Javier Tebas has never been one to bite his tongue, so it should not come as a surprise that the outspoken president of La Liga would be vocal about the recently alleged Financial Fair Play misbehaviour of Paris Saint-Germain and Manchester City.
Der Spiegel and MediaPart , in conjunction with Football Leaks as part of the European Investigative Collaborations network, has alleged that both Man City and PSG have broken a number of rules in a bid to circumvent UEFA's Financial Fair Play regulations.
City have released a statement in light of the claims, insisting "the attempt to damage the club's reputation is organised and clear," while PSG stress they have "always complied strictly with the laws and regulations in force and strongly denies the allegations."
But Tebas has not missed a chance to criticise UEFA for its handling of the two big-spending clubs and took aim at the European governing body after the recent revelations, which he says he saw coming.
"I said two years ago that PSG and Manchester City were cheating so it wasn’t a surprise to me at all," Tebas told Goal . "It’s very important that UEFA does something real about it. It’s something that has unbalanced world football and the structure of the game. You have to punish those teams."
Tebas, who spoke to Goal at the recent Soccerex event in Miami, sees PSG as a serial abuser of Financial Fair Play and believes the French club have reached a point where they have earned serious punishment.
"Forcing them to sit out a year of the Champions League would send a message that these rules must be taken seriously," Tebas said. "It isn't about punishing PSG specifically, but enforcing rules we expect everyone to follow."
Tebas was not as forceful in his condemnations of Manchester City, but believes the English champions must be investigated to uncover how serious the team's FFP violations are, if violations did in fact take place.
PSG and Manchester City are no strangers to dealing with Financial Fair Play issues, having both received punishment in 2014 for FFP violations.
Manchester City paid a £49 million fine and accepted squad restrictions after being one of nine clubs - including PSG - punished in the first wave of Financial Fair Play sanctions issued in 2014.
In response to the recent allegations, UEFA issued a statement making it clear it is ready to re-open investigations into past violations if new information uncovers wrongdoing.
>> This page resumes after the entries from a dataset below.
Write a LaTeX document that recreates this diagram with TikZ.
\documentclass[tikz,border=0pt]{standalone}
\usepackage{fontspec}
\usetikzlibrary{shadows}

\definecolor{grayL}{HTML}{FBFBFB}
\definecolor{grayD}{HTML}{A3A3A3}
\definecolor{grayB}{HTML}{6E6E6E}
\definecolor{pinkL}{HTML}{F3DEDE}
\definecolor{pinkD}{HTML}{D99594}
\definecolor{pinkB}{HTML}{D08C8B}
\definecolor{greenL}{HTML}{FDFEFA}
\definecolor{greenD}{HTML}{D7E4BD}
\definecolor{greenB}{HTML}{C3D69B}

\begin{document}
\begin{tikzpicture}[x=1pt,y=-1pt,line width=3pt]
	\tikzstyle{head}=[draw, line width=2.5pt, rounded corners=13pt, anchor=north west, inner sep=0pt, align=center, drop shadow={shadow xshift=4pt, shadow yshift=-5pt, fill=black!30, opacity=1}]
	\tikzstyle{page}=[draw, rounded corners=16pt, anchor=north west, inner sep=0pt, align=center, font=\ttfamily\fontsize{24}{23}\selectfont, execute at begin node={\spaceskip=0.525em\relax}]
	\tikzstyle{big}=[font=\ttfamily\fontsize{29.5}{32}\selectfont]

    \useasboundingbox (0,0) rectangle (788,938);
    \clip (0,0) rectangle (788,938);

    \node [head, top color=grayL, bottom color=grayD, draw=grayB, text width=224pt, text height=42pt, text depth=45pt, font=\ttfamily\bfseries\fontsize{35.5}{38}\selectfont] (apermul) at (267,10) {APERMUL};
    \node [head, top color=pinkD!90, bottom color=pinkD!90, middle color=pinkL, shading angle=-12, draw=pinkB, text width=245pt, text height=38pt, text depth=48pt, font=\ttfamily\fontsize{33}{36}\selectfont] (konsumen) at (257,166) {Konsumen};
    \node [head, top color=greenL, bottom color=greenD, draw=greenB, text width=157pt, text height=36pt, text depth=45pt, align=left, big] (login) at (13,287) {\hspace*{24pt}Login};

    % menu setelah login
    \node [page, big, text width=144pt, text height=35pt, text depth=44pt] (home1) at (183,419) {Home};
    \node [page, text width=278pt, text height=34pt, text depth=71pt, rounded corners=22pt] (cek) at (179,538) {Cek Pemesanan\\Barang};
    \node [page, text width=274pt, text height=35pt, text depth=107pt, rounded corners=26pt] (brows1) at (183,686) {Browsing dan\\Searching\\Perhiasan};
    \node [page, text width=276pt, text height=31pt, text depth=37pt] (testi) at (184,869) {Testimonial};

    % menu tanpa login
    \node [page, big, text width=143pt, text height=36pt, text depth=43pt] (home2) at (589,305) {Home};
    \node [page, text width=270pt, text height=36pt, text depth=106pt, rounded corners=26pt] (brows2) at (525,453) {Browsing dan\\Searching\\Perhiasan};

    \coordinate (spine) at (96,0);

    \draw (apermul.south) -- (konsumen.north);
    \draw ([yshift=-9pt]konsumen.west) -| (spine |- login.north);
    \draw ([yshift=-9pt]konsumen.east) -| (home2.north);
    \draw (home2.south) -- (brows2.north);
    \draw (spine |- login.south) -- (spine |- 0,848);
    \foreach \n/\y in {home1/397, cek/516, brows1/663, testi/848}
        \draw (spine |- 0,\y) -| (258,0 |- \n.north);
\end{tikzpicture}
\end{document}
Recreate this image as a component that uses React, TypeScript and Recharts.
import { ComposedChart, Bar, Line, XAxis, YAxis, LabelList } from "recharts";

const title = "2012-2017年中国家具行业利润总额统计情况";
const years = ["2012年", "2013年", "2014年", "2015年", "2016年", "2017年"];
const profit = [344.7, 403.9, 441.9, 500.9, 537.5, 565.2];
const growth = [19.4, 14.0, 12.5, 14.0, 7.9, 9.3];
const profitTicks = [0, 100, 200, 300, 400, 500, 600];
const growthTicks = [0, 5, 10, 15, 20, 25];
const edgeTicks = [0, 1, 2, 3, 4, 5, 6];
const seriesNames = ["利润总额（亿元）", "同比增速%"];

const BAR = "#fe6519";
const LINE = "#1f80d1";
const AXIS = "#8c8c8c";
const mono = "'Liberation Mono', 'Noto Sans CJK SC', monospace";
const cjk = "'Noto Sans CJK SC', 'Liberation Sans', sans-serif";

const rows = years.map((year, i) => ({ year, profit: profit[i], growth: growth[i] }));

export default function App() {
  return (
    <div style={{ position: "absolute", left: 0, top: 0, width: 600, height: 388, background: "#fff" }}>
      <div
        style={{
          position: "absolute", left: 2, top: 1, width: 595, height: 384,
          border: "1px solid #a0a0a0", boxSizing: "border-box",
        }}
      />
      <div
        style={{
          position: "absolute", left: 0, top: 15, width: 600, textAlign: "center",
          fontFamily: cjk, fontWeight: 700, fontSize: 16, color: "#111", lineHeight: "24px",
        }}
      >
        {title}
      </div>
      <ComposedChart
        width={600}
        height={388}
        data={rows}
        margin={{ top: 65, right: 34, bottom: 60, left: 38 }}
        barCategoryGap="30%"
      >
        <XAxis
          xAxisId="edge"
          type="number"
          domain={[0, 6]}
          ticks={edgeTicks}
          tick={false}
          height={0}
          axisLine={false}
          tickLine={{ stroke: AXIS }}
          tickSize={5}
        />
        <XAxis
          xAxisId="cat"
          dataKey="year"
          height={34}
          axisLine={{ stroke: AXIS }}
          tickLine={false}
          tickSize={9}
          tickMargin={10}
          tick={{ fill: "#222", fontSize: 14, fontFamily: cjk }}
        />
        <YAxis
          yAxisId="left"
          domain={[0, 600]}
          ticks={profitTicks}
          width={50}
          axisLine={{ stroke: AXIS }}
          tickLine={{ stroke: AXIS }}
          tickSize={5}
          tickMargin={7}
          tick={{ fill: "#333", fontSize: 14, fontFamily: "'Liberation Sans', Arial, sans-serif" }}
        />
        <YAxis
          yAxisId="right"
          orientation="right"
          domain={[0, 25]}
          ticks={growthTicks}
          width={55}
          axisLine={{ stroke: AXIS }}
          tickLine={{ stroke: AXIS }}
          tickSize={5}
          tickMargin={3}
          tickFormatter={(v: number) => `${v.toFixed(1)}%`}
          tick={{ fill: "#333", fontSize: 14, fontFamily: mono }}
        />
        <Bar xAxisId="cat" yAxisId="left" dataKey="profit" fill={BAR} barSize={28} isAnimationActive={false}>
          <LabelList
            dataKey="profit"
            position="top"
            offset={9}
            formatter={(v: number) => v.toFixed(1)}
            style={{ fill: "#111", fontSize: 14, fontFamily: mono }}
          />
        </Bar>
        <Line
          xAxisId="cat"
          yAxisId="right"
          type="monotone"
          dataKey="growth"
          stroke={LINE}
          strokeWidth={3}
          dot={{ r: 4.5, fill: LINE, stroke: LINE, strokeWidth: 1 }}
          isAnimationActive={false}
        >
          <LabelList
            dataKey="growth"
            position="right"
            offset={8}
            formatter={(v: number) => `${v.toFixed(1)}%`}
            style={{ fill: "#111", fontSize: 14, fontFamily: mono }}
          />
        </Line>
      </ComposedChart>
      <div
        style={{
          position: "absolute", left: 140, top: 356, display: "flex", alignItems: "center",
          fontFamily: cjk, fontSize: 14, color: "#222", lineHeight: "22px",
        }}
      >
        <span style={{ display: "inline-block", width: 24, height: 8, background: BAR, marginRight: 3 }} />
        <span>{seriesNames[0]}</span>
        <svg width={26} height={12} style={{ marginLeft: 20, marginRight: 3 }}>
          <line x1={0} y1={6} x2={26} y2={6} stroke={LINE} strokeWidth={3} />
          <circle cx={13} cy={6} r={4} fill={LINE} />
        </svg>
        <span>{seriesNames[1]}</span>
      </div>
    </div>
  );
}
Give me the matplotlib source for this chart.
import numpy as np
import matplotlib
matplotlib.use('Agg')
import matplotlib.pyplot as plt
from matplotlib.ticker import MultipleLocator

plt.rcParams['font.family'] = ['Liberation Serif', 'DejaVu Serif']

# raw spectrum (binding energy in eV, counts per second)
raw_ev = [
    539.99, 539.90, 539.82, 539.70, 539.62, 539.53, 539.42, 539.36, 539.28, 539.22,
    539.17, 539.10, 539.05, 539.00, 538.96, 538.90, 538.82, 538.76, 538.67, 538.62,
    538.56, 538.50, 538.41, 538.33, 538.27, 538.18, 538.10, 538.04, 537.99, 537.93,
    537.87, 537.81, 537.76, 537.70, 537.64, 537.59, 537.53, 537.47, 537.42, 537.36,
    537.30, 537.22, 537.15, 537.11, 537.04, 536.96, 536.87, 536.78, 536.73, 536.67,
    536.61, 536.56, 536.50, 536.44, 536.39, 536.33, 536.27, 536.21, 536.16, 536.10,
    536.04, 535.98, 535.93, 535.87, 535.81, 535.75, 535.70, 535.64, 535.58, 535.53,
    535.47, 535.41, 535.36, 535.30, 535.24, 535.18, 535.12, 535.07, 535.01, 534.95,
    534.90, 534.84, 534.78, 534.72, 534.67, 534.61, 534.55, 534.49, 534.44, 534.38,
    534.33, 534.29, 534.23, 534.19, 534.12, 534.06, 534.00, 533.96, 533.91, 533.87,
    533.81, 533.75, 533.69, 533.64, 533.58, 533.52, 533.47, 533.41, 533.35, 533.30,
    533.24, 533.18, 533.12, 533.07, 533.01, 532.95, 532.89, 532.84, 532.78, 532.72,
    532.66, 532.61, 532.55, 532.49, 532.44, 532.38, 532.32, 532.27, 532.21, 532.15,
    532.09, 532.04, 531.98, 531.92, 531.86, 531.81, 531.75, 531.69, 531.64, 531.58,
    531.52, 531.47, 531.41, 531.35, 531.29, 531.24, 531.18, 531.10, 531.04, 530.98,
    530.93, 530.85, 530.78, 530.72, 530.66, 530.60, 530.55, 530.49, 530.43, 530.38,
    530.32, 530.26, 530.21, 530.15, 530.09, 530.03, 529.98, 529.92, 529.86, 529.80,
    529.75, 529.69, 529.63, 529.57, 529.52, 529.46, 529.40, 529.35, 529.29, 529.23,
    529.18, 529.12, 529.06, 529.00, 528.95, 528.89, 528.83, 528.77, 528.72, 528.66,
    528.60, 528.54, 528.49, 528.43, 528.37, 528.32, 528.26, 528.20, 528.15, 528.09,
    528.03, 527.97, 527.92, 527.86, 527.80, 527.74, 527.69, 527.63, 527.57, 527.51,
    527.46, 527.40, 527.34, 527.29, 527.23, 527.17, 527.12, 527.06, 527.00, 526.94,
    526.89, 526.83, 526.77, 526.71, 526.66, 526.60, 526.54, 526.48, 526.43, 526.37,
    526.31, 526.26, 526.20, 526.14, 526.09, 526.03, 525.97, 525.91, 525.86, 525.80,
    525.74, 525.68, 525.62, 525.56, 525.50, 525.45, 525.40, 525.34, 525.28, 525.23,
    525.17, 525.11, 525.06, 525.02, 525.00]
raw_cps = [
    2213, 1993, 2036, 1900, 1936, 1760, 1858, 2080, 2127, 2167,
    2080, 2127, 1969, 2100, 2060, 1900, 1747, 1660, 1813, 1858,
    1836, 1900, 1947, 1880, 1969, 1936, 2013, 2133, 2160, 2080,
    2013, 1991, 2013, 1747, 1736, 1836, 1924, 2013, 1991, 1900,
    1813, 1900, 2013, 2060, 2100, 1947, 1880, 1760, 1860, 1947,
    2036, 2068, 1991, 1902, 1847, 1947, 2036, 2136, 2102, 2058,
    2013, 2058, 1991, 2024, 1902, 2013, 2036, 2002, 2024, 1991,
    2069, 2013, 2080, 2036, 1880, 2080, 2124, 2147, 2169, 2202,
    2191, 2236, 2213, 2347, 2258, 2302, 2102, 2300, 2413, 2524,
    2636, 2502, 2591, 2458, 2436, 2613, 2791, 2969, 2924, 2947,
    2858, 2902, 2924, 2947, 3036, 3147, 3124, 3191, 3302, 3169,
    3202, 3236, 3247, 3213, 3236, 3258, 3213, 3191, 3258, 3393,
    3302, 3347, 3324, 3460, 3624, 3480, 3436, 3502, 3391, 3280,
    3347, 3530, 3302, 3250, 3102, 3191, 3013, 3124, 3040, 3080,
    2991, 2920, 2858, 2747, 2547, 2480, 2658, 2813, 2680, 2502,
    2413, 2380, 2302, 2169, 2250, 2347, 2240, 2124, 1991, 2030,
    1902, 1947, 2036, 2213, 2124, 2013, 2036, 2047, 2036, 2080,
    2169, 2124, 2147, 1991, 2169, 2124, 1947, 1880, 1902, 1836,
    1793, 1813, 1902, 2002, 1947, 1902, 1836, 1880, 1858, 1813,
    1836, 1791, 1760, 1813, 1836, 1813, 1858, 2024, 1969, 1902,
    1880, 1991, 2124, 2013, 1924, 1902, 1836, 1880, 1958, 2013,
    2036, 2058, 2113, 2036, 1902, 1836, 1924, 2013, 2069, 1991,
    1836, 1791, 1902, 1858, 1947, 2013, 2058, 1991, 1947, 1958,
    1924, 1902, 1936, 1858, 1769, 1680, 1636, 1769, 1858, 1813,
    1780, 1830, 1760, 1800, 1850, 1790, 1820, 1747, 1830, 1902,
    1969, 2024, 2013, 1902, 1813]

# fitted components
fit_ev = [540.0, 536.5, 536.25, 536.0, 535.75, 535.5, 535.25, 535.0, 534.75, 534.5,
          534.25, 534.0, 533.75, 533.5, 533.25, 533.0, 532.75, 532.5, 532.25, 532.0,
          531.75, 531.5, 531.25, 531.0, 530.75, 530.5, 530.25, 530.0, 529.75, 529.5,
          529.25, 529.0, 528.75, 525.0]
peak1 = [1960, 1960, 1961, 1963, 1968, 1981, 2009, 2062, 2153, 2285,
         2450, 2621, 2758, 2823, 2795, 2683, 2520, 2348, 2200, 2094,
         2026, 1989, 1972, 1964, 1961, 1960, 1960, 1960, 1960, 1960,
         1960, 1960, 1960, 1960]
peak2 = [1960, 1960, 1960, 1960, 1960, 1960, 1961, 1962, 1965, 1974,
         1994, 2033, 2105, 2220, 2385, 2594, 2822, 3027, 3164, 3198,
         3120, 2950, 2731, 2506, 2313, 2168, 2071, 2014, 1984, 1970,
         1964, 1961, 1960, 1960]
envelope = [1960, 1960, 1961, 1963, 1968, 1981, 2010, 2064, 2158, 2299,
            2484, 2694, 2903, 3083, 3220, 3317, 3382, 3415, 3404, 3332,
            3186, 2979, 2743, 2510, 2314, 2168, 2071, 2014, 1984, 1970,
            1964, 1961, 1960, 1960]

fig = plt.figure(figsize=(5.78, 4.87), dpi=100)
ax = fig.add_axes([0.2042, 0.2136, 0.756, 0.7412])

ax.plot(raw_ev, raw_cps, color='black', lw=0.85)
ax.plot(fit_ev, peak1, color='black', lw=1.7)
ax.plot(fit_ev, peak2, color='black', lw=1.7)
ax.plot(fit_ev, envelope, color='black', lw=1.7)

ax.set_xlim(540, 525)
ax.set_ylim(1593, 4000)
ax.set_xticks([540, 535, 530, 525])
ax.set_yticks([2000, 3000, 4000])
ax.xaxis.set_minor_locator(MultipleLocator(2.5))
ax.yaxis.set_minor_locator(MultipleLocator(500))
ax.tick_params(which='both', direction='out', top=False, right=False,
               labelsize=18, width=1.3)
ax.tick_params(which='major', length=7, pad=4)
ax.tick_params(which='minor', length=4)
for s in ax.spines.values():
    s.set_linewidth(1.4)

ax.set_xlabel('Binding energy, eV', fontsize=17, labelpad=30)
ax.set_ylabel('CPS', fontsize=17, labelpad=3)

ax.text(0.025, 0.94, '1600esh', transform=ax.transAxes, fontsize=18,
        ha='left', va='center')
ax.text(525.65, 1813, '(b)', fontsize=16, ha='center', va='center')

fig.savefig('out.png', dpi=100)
"If new information comes to light that may be material to this assessment, UEFA will use that to challenge the figures and will seek explanation, clarification or rebuttal from the club concerned," a statement said. "Should new information suggest that previously-concluded cases have been abused, those cases may be capable of being reopened as determined on a case-by-case basis."
For Tebas, it is clear what he believes UEFA must do.
"If UEFA acts as it has to act, then it has to sanction those teams," Tebas said.